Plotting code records
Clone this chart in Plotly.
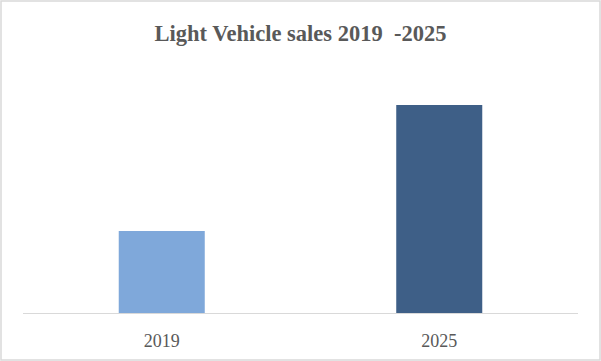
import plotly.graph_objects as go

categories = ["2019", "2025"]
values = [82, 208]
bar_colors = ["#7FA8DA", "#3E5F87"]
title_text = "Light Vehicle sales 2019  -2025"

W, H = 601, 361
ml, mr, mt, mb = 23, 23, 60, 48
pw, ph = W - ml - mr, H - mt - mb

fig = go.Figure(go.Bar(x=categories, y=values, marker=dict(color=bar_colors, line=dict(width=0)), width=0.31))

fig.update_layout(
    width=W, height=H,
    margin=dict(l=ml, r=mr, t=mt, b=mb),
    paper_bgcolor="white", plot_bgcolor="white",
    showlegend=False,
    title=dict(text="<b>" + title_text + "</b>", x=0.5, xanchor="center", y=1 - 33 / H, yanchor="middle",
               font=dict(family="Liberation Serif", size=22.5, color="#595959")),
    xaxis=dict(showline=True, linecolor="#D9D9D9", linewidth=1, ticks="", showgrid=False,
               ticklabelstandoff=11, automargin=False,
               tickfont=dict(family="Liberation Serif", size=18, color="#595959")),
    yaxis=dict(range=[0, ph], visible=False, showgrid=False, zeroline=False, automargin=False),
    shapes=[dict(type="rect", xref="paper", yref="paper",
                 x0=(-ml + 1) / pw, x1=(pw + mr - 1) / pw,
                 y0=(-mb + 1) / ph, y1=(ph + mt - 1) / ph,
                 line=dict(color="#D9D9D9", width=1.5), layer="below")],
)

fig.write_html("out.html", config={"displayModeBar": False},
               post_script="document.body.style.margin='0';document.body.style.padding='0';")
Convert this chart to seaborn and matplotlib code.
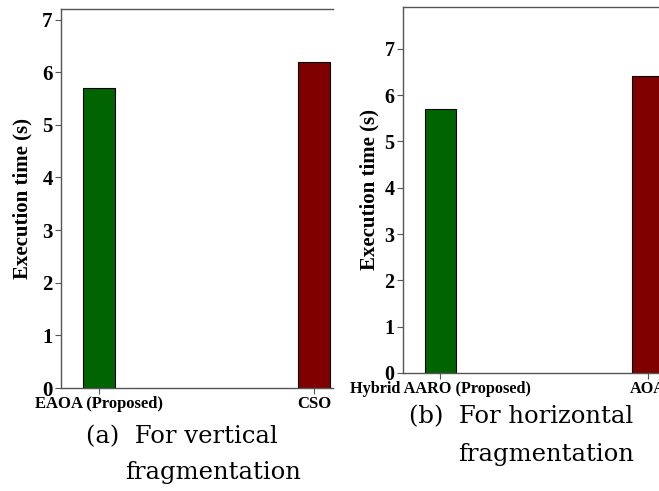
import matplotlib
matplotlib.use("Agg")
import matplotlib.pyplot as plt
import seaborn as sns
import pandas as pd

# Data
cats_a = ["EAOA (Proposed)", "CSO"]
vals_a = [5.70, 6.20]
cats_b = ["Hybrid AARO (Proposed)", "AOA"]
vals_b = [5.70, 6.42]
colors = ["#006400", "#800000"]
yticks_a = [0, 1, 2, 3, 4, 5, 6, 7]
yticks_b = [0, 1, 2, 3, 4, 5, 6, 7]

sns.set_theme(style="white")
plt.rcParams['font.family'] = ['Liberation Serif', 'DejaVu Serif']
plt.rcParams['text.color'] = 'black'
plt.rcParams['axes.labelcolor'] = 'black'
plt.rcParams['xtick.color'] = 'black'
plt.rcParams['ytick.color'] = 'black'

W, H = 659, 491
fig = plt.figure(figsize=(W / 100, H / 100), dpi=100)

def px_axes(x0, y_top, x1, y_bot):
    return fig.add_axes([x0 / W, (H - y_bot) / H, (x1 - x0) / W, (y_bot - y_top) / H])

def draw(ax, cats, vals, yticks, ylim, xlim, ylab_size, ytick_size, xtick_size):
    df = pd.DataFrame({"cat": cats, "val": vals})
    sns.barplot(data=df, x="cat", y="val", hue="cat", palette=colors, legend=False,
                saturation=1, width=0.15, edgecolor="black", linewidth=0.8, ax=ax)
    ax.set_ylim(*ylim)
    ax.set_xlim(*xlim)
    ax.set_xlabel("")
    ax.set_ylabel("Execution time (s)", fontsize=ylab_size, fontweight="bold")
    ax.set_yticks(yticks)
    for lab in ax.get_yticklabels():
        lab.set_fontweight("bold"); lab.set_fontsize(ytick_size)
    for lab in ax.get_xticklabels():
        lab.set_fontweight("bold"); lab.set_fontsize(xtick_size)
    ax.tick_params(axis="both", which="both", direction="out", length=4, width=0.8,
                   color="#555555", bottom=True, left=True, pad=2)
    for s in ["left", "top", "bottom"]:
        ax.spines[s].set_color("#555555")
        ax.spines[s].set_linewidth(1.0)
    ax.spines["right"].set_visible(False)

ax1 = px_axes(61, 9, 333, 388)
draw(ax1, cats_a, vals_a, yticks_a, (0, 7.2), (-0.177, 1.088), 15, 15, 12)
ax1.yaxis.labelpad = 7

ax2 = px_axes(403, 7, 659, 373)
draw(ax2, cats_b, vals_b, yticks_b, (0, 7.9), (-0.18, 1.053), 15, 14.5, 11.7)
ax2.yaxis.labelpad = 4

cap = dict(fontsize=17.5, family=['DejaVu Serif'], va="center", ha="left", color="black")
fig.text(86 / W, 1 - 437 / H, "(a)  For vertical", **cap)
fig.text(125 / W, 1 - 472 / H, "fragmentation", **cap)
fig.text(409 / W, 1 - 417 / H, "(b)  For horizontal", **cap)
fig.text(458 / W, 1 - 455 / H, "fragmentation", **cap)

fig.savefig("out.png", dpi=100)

» Brief: The records above are to be quoted exactly, with all pictures left out.

» Exercise solution:
Clone this chart in Plotly.
import plotly.graph_objects as go

categories = ["2019", "2025"]
values = [82, 208]
bar_colors = ["#7FA8DA", "#3E5F87"]
title_text = "Light Vehicle sales 2019  -2025"

W, H = 601, 361
ml, mr, mt, mb = 23, 23, 60, 48
pw, ph = W - ml - mr, H - mt - mb

fig = go.Figure(go.Bar(x=categories, y=values, marker=dict(color=bar_colors, line=dict(width=0)), width=0.31))

fig.update_layout(
    width=W, height=H,
    margin=dict(l=ml, r=mr, t=mt, b=mb),
    paper_bgcolor="white", plot_bgcolor="white",
    showlegend=False,
    title=dict(text="<b>" + title_text + "</b>", x=0.5, xanchor="center", y=1 - 33 / H, yanchor="middle",
               font=dict(family="Liberation Serif", size=22.5, color="#595959")),
    xaxis=dict(showline=True, linecolor="#D9D9D9", linewidth=1, ticks="", showgrid=False,
               ticklabelstandoff=11, automargin=False,
               tickfont=dict(family="Liberation Serif", size=18, color="#595959")),
    yaxis=dict(range=[0, ph], visible=False, showgrid=False, zeroline=False, automargin=False),
    shapes=[dict(type="rect", xref="paper", yref="paper",
                 x0=(-ml + 1) / pw, x1=(pw + mr - 1) / pw,
                 y0=(-mb + 1) / ph, y1=(ph + mt - 1) / ph,
                 line=dict(color="#D9D9D9", width=1.5), layer="below")],
)

fig.write_html("out.html", config={"displayModeBar": False},
               post_script="document.body.style.margin='0';document.body.style.padding='0';")
Convert this chart to seaborn and matplotlib code.
import matplotlib
matplotlib.use("Agg")
import matplotlib.pyplot as plt
import seaborn as sns
import pandas as pd

# Data
cats_a = ["EAOA (Proposed)", "CSO"]
vals_a = [5.70, 6.20]
cats_b = ["Hybrid AARO (Proposed)", "AOA"]
vals_b = [5.70, 6.42]
colors = ["#006400", "#800000"]
yticks_a = [0, 1, 2, 3, 4, 5, 6, 7]
yticks_b = [0, 1, 2, 3, 4, 5, 6, 7]

sns.set_theme(style="white")
plt.rcParams['font.family'] = ['Liberation Serif', 'DejaVu Serif']
plt.rcParams['text.color'] = 'black'
plt.rcParams['axes.labelcolor'] = 'black'
plt.rcParams['xtick.color'] = 'black'
plt.rcParams['ytick.color'] = 'black'

W, H = 659, 491
fig = plt.figure(figsize=(W / 100, H / 100), dpi=100)

def px_axes(x0, y_top, x1, y_bot):
    return fig.add_axes([x0 / W, (H - y_bot) / H, (x1 - x0) / W, (y_bot - y_top) / H])

def draw(ax, cats, vals, yticks, ylim, xlim, ylab_size, ytick_size, xtick_size):
    df = pd.DataFrame({"cat": cats, "val": vals})
    sns.barplot(data=df, x="cat", y="val", hue="cat", palette=colors, legend=False,
                saturation=1, width=0.15, edgecolor="black", linewidth=0.8, ax=ax)
    ax.set_ylim(*ylim)
    ax.set_xlim(*xlim)
    ax.set_xlabel("")
    ax.set_ylabel("Execution time (s)", fontsize=ylab_size, fontweight="bold")
    ax.set_yticks(yticks)
    for lab in ax.get_yticklabels():
        lab.set_fontweight("bold"); lab.set_fontsize(ytick_size)
    for lab in ax.get_xticklabels():
        lab.set_fontweight("bold"); lab.set_fontsize(xtick_size)
    ax.tick_params(axis="both", which="both", direction="out", length=4, width=0.8,
                   color="#555555", bottom=True, left=True, pad=2)
    for s in ["left", "top", "bottom"]:
        ax.spines[s].set_color("#555555")
        ax.spines[s].set_linewidth(1.0)
    ax.spines["right"].set_visible(False)

ax1 = px_axes(61, 9, 333, 388)
draw(ax1, cats_a, vals_a, yticks_a, (0, 7.2), (-0.177, 1.088), 15, 15, 12)
ax1.yaxis.labelpad = 7

ax2 = px_axes(403, 7, 659, 373)
draw(ax2, cats_b, vals_b, yticks_b, (0, 7.9), (-0.18, 1.053), 15, 14.5, 11.7)
ax2.yaxis.labelpad = 4

cap = dict(fontsize=17.5, family=['DejaVu Serif'], va="center", ha="left", color="black")
fig.text(86 / W, 1 - 437 / H, "(a)  For vertical", **cap)
fig.text(125 / W, 1 - 472 / H, "fragmentation", **cap)
fig.text(409 / W, 1 - 417 / H, "(b)  For horizontal", **cap)
fig.text(458 / W, 1 - 455 / H, "fragmentation", **cap)

fig.savefig("out.png", dpi=100)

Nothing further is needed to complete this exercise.